Did you know that the month March was actually named after Mars, the Roman god of war? In the northern hemisphere, March is the month where Spring begins, and traditional outdoor activities such as agriculture and warring can resume. In fact, the Pentagon still almost always chooses March as the month to begin military campaigns.
As you begin your own strategic campaigns this month, don’t let clients or prospects go to war with you over pricing.
Trust me, I understand the struggle all too well as a business owner myself. Recently I was in a sales meeting with a prospect who desperately needed my company’s help. They had no backups, virtually no security, and had already been the target of several phishing attempts. Amid our discussion, the prospect asked, “Is there anything you can take out of your stack to get quote down?”
Imagine going to see a new specialty doctor. As you sit there in the exam room you explain that you want him to manage your existing condition, but you don’t want to pay his practice’s rates. You tell him that other doctors in the area are cheaper. The doctor responds, explaining that the other doctors in the area are general practitioners, not specialists. You have a debilitating condition that requires the proactive care of a specialist who went through many years of training for that particular designation and still goes to training for it. He has built his entire practice around the specialty care he can provide that other doctors cannot. There is nothing this doctor could ‘remove from his stack’ to reduce cost, without seriously harming his patients.
Similarly, there is nothing I can remove from my service stack without seriously compromising security and my own integrity. As a trusted technology advisor, it is my job to give an honest report of what a prospect needs in their IT environment. They need great anti-virus and anti-malware protection, they need unified threat management, they need a business-grade managed firewall, they need a secure server, they need backup and disaster recovery, they may need to meet certain compliancy regulations such as CMMC, NIST, HIPAA, etc.
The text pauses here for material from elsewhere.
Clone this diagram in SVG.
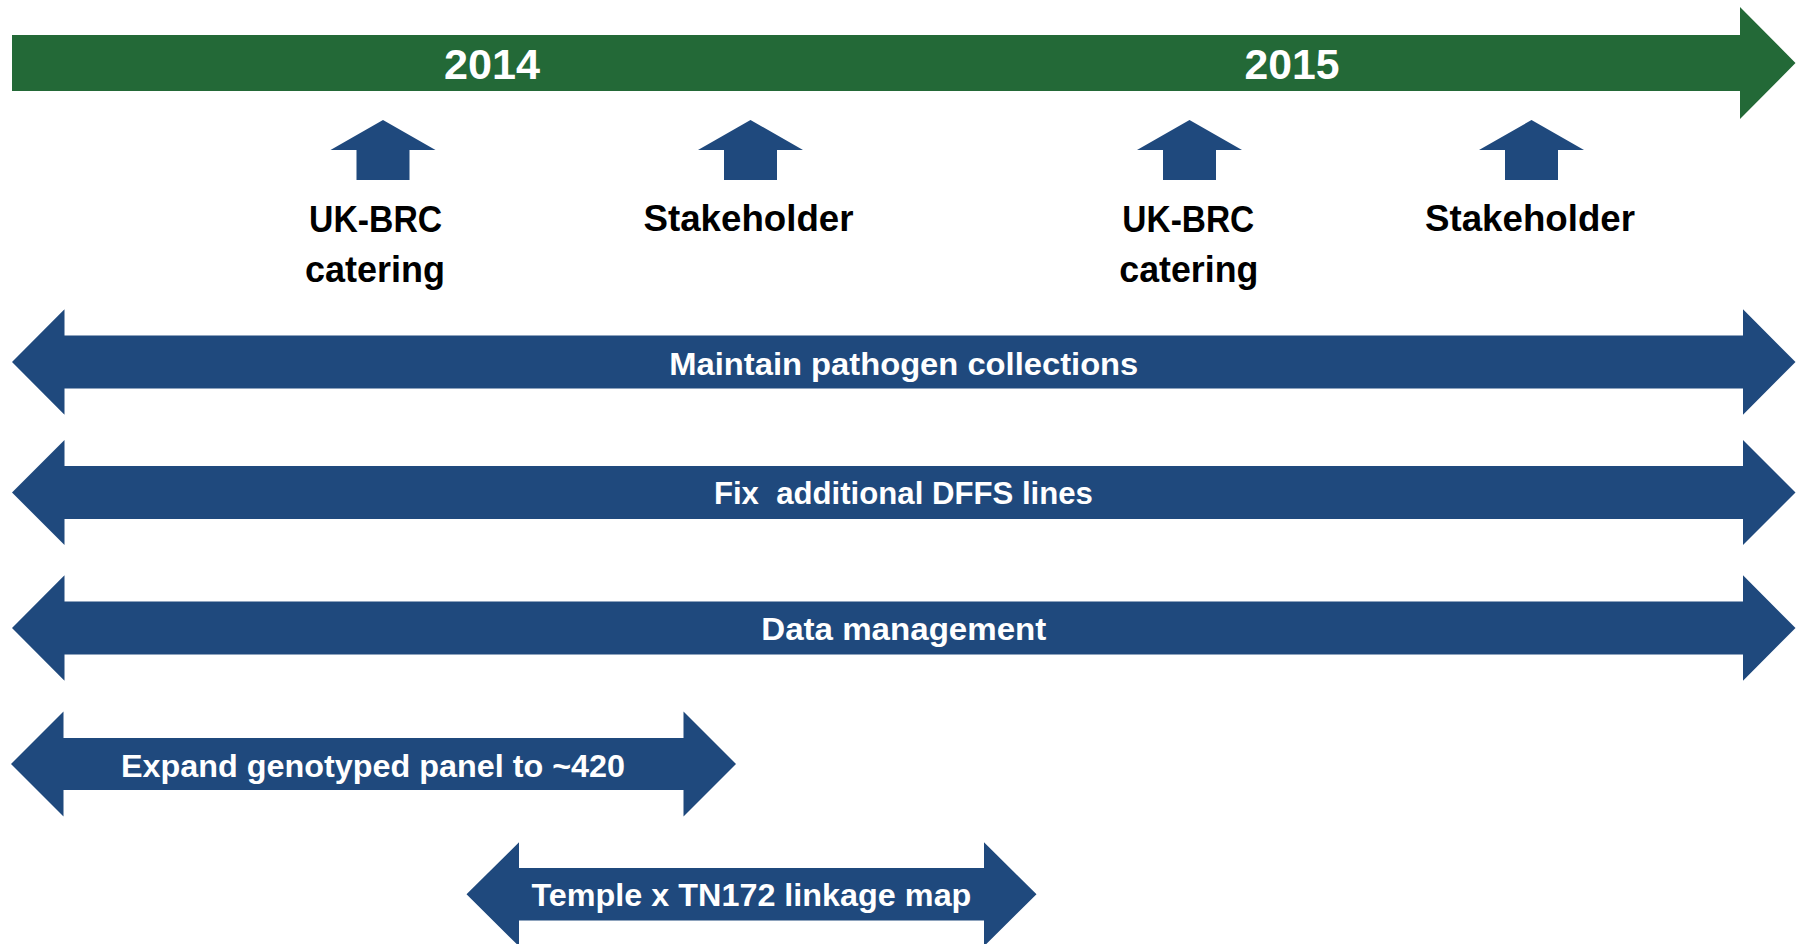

Sure I could lighten my stack, leave a few things out, and sell a TON (some other IT companies actually do this); but, if I removed any single item from the list to ‘cut costs’, I would be like a diabetes specialist saying “Well, I can prescribe you the blood glucose monitor, but not the insulin.” In the end you pay less, but the problem is still there.
Remember: It is your professional obligation to deliver the services people need, not the ones they want to pay for. If a client or prospect cannot see your value, but only the price tag, they are not a good fit for your business. Period. Do not allow price wars to compromise your reputation of quality service. You may not end up winning every prospect with this mindset, but the ones you do win will be people you actually want to do business with.
One more thing to think about::
If your clients and prospects are struggling to see your company’s value, chances are they see you as an expense, not an asset. Many companies see IT as an expense they have to pay every moth just like their water bill. This is not the type of prospect I would pursue. I want clients who see TotalCare IT as an asset. Technology is so integral to our everyday life now that every business decision you will make will affect your IT, whether you realize it or not. Seeing your IT team or company as part of your business, just like HR or Accounting, will dramatically change the way projects are handled, budgets are made, and systems are optimized.
Give your clients and prospects a reason to see you as their asset. This starts with giving them the information they need to hear, not the information they want to hear. After all, you are an expert in your field and your clients are looking to you for trustworthy information.
Beware the Ides of price-warring March.